Après quinze ans consacrés à l’écriture des dix volumes qui constituent son unique et « interminable bouquin » , Une autobiographie américaine, l’écrivain Dany Laferrière considère qu’il n’a plus rien à dire et que ce petit livre sera le dernier ; juste pour dire, qu’il n’écrira plus : « Voilà, je décide, aujourd’hui, que je suis fatigué [ ] Fatigué de gratter du papier. Fatigué de barboter dans l’encre. Fatigué aussi de regarder la vie à travers la feuille de papier. Fatigué aussi de me faire traiter de tous les noms : écrivain caraïbéen, écrivain ethnique, écrivain de l’exil. Jamais écrivain tout court. ».

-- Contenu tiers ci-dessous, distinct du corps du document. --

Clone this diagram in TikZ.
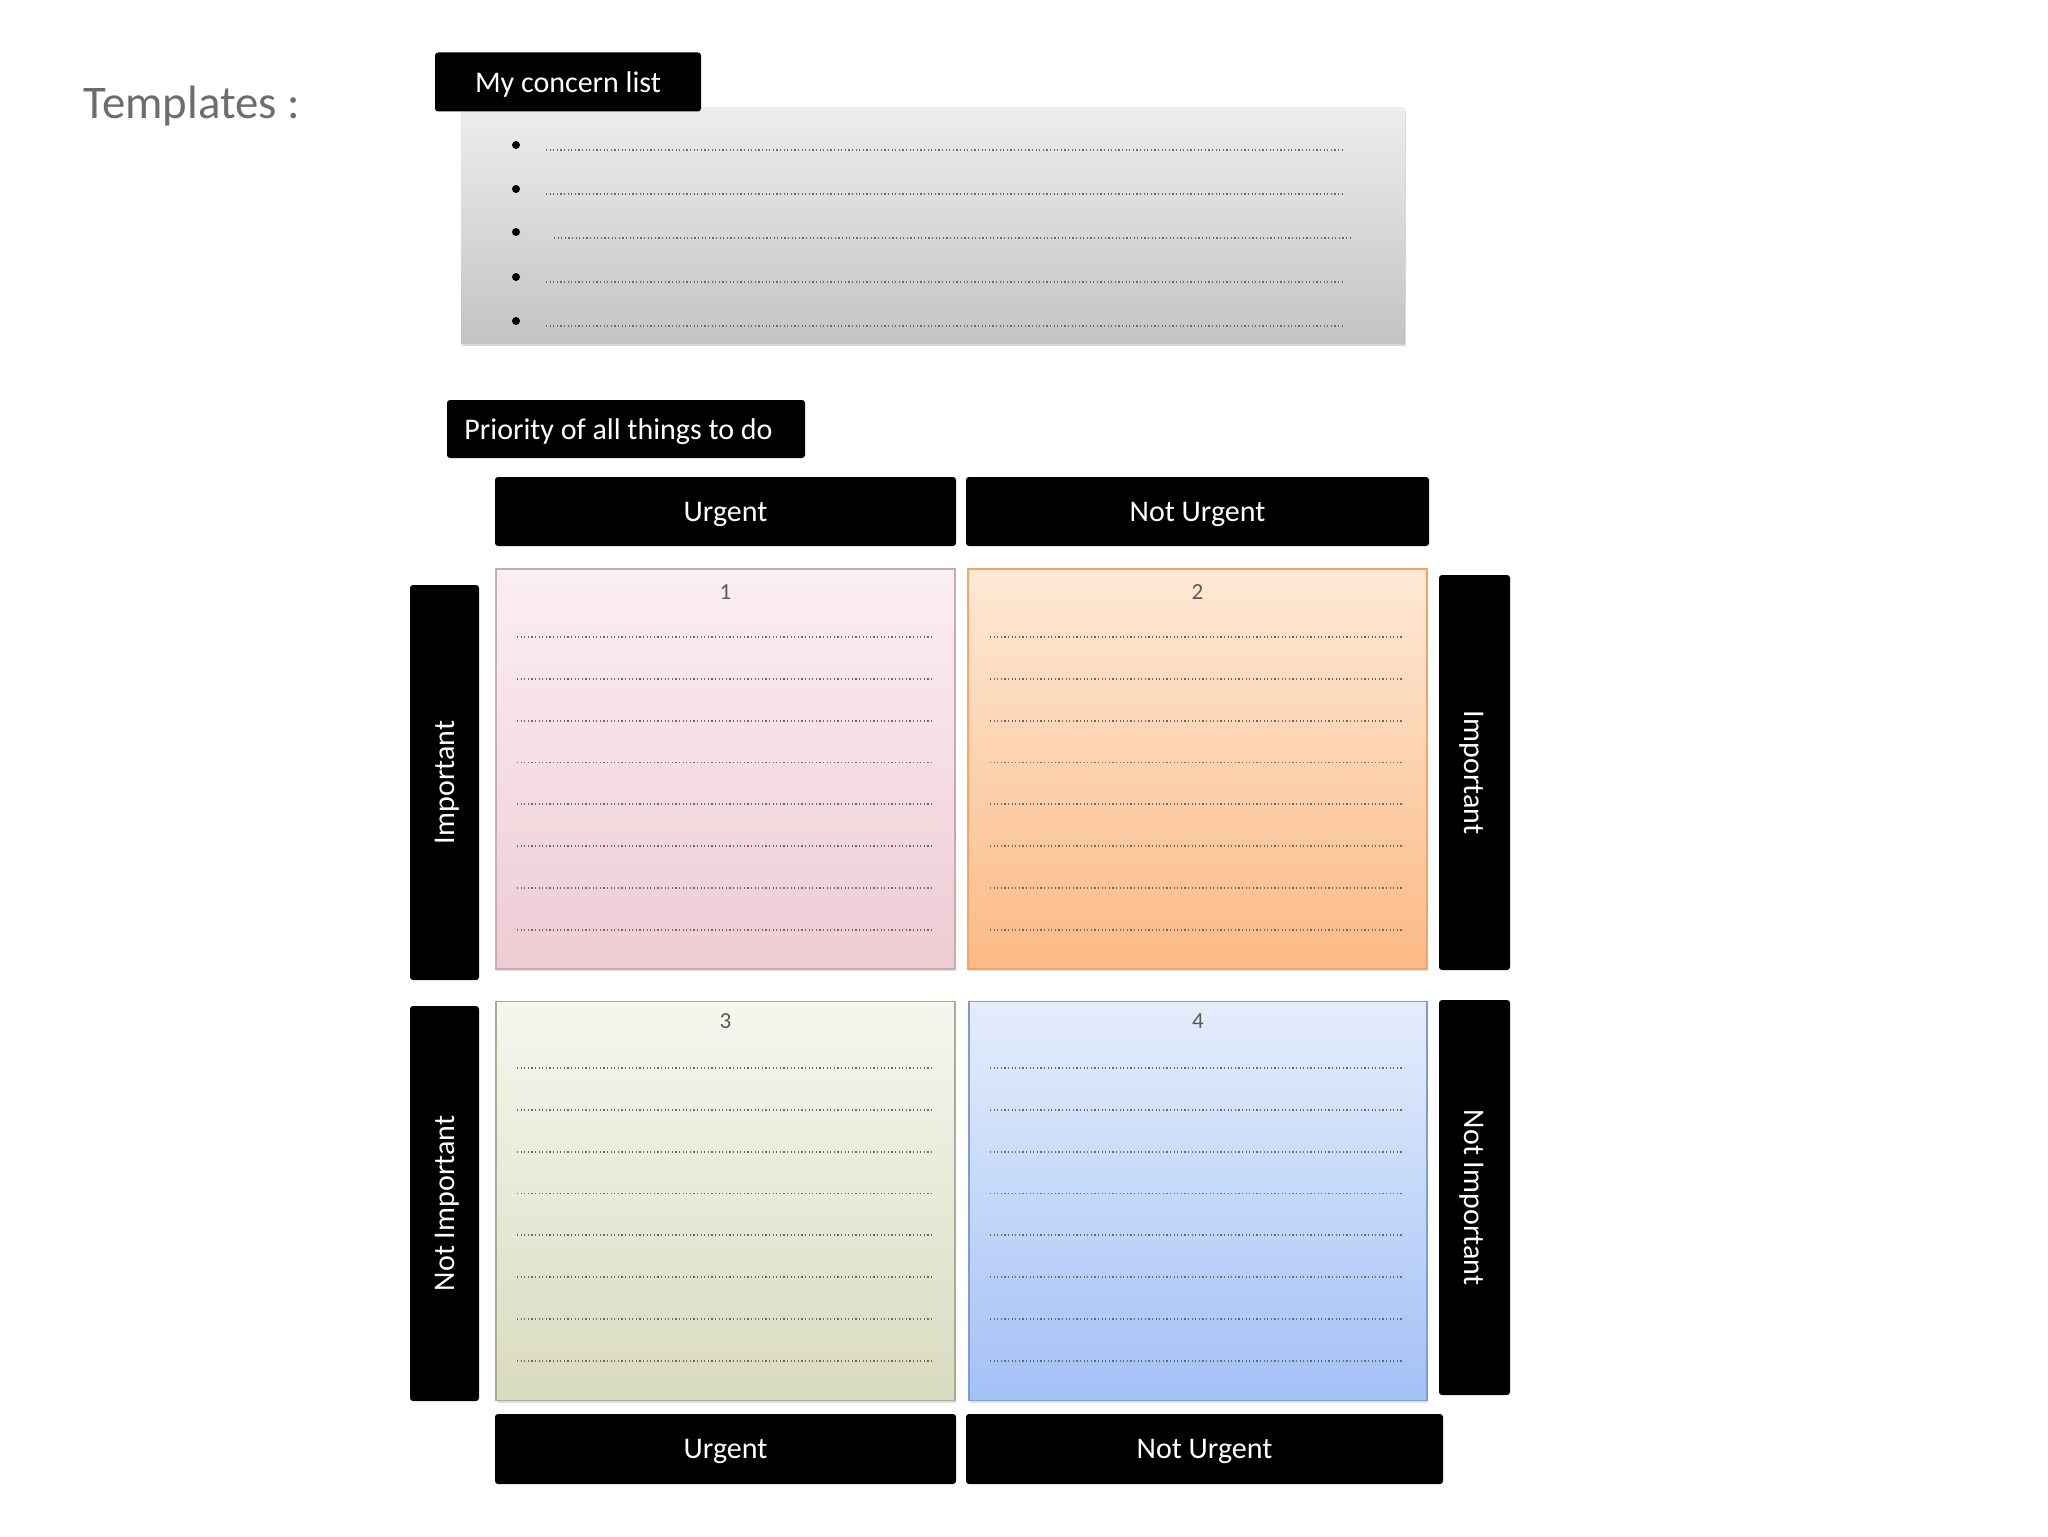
\documentclass[tikz,border=0pt]{standalone}
\usepackage{fontspec}
\setmainfont{Carlito}
\usetikzlibrary{shadows}
\definecolor{tplgray}{HTML}{6D6D6D}
\definecolor{dotgray}{HTML}{6A6A6A}
\definecolor{numgray}{HTML}{5A5A5A}
\definecolor{panelTop}{HTML}{EDEDED}
\definecolor{panelBot}{HTML}{C3C3C3}
\definecolor{qaTop}{HTML}{FBEFF3}
\definecolor{qaBot}{HTML}{EECBD3}
\definecolor{qaLine}{HTML}{C9AAB3}
\definecolor{qbTop}{HTML}{FEE9D6}
\definecolor{qbBot}{HTML}{FBBA85}
\definecolor{qbLine}{HTML}{F3A365}
\definecolor{qcTop}{HTML}{F6F6EF}
\definecolor{qcBot}{HTML}{D9DBBF}
\definecolor{qcLine}{HTML}{A9AB92}
\definecolor{qdTop}{HTML}{E5EDFC}
\definecolor{qdBot}{HTML}{A3C1F6}
\definecolor{qdLine}{HTML}{7C9CD2}
\begin{document}
\begin{tikzpicture}[x=0.5pt,y=-0.5pt,
  blackbox/.style={fill=black, rounded corners=1.5pt, text=white, inner sep=0pt, outer sep=0pt, text depth=0pt, font=\fontsize{15}{18}\selectfont},
  quad/.style={inner sep=0pt, outer sep=0pt, line width=0.6pt, minimum width=229.5pt, minimum height=199.5pt, drop shadow={opacity=0.25,shadow xshift=0.6pt,shadow yshift=-1.2pt}},
  panelbox/.style={inner sep=0pt, outer sep=0pt, top color=panelTop, bottom color=panelBot, drop shadow={opacity=0.3,shadow xshift=0.3pt,shadow yshift=-1.4pt}},
  dotline/.style={draw=dotgray, line width=0.9pt, dash pattern=on 0.55pt off 1.25pt},
  num/.style={text=numgray, font=\fontsize{11.5}{13}\selectfont, inner sep=0pt}]
\fill[white] (0,0) rectangle (2048,1536);
\useasboundingbox (0,0) rectangle (2048,1536);

% title
\node[anchor=base west, inner sep=0pt, text=tplgray, font=\fontsize{23.4}{28}\selectfont] (templates) at (83,119) {Templates :};

% concern list
\node[panelbox, minimum width=472pt, minimum height=117.5pt] (list) at (933,225.5) {};
\node[blackbox, minimum width=133pt, minimum height=29.5pt] (concern) at (568,82) {My concern list};
\foreach \y in {145,189,232,277,321} \fill[black] (516,\y) circle (4);
\foreach \y in {150,194,282,326} \draw[dotline] (546,\y) -- (1345,\y);
\draw[dotline] (554,238) -- (1353,238);

% priority
\node[blackbox, minimum width=179pt, minimum height=29pt] (priority) at (626,429) {};
\node[anchor=west, inner sep=0pt, text=white, font=\fontsize{15}{18}\selectfont] (prioritytext) at (464,432) {Priority of all things to do};

% column headers
\node[blackbox, minimum width=230.5pt, minimum height=34.5pt] (urgtop) at (725.5,511.5) {Urgent};
\node[blackbox, minimum width=231.5pt, minimum height=34.5pt] (nurgtop) at (1197.5,511.5) {Not Urgent};

% quadrants
\node[quad, draw=qaLine, top color=qaTop, bottom color=qaBot, minimum height=200pt] (q1) at (725.5,769) {};
\node[quad, draw=qbLine, top color=qbTop, bottom color=qbBot, minimum height=200pt] (q2) at (1197.5,769) {};
\node[quad, draw=qcLine, top color=qcTop, bottom color=qcBot] (q3) at (725.5,1201) {};
\node[quad, draw=qdLine, top color=qdTop, bottom color=qdBot, minimum width=229pt] (q4) at (1198,1201) {};

\node[num] (n1) at (725.5,592) {1};
\node[num] (n2) at (1197.5,592) {2};
\node[num] (n3) at (725.5,1021) {3};
\node[num] (n4) at (1198,1021) {4};

\foreach \k in {0,...,7} {
  \draw[dotline] (517,{637+41.8*\k}) -- (932,{637+41.8*\k});
  \draw[dotline] (990,{637+41.8*\k}) -- (1404,{637+41.8*\k});
  \draw[dotline] (517,{1068+41.8*\k}) -- (932,{1068+41.8*\k});
  \draw[dotline] (990,{1068+41.8*\k}) -- (1404,{1068+41.8*\k});
}

% row labels
\node[blackbox, rotate=90, minimum width=197.5pt, minimum height=34.5pt] (impl) at (444.5,782.5) {Important};
\node[blackbox, rotate=90, minimum width=197.5pt, minimum height=34.5pt] (nimpl) at (444.5,1203.5) {Not Important};
\node[blackbox, rotate=-90, minimum width=197.5pt, minimum height=35.5pt] (impr) at (1474.5,772.5) {Important};
\node[blackbox, rotate=-90, minimum width=197.5pt, minimum height=35.5pt] (nimpr) at (1474.5,1197.5) {Not Important};

% bottom headers
\node[blackbox, minimum width=230.5pt, minimum height=35pt] (urgbot) at (725.5,1449) {Urgent};
\node[blackbox, minimum width=238.5pt, minimum height=35pt] (nurgbot) at (1204.5,1449) {Not Urgent};
\end{tikzpicture}
\end{document}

Je suis fatigué – un livre de commande, offert à son éditeur et au groupement de libraires Initiales, à condition qu’il ne soit pas vendu – est un peu la feuille de route de l’auteur, de zéro à quarante-sept ans, d’Haïti où il est né à Montréal où il deviendra écrivain. On hésite à qualifier cette œuvre qui tient à la fois de la fiction et du récit autobiographique.
Sans chercher à mettre un ordre dans ses souvenirs, et tout en ayant le sentiment d’avoir déjà tout raconté, Dany Larerrière revient sur les odeurs, les mots, les femmes de sa vie, les livres et les libraires, les voyages et les pays, les objets, les rencontres qui l’ont façonné. Le récit de son enfance à Port-au-Prince (Haïti), de son départ à Petit Goâve (Haïti), où il apprendra à parler créole, découvrira la recette magique de sa grand-mère Da et le plaisir de la lecture avec son grand-père, est particulièrement attachant. Mais les passages où il dénonce avec sérieux et humour la question de l’identité, du métissage ou du colonialisme, comme autant de sujets imposés par l’Europe aux intellectuels du tiers-monde, sont probablement les plus percutants. « Je n’entends parler de colonialisme que quand je suis invité dans un colloque en Europe. Alors là, on n’y coupe pas, et cela même si le sujet concerne la physique nucléaire.»
Parce qu’il nous parle de sa quête d’authenticité, de tendresse et de liberté, ce dernier petit livre de Dany Lafferière constitue, ultime pied de nez de l’auteur, une belle introduction à toute son œuvre.